B.T.K.キラーとの接触
2014年3月 、筆者は「B.T.K.キラー」と呼ばれる連続殺人犯デニス・レイダーに会うためにアメリカを訪れた。しかし不運にも大雪に見舞われ、彼が収監されているカンザス州まで向かう飛行機が欠航となってしまい、面会はキャンセルせざるを得なかった。
帰国後、刑務所のデニス本人から日本の私の自宅に7~8回連絡があり、電話で話した。最後の電話の時に、いつも日常生活の上辺しか話さず犯行の核心に触れない彼に対して、筆者はしびれを切らしていた。そのような態度を電話口で見抜かれたのか、以来彼からの連絡は途絶えてしまっている。


1974年から1991年までにカンザス州ウィチタで10名を殺害し、街中を恐怖に陥れたデニス・レイダー。
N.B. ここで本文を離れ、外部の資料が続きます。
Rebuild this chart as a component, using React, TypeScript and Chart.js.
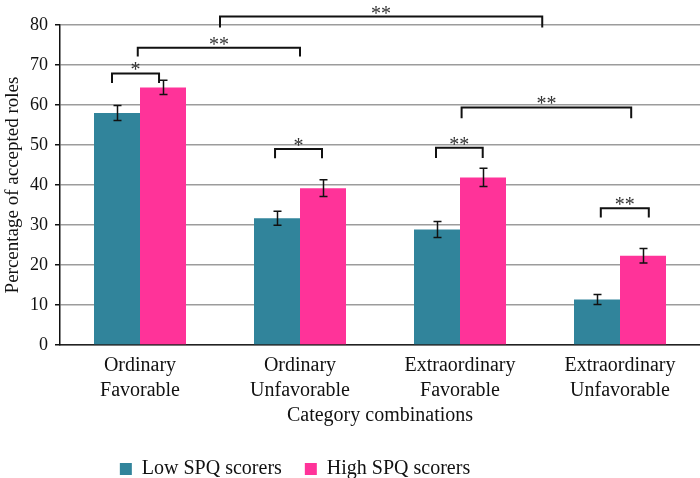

「縛って(Bind)、拷問して(Torture)、殺す(Kill)」、通称「B.T.K.キラー」というニックネームで自らテレビ局や警察に手紙を送り付けた「劇場型殺人犯」である一方で、最後の犯行から14年間も逃げ続けた知能犯でもある。果たして、B.T.K.キラーはどのようにして誕生したのだろうか。
幼少期の「特異な経験」
1945年、カンザス州でデニスは4人兄弟の長男として生まれた。彼の母親は攻撃的な気性であったうえ、子育てにあまり興味がなかったという。デニスは幼少期に母親とのスキンシップを経験しておらず、自分は母から嫌われていると思っていた。
愛情が希薄だった幼少期、デニスにとって印象的な出来事が起きた。母親がソファのクッションの隙間に手を挟まれ、内部のバネに指が引っかかって抜けなくなり、ほとんどコミュニケーションのなかったデニスに助けを求めたのだ。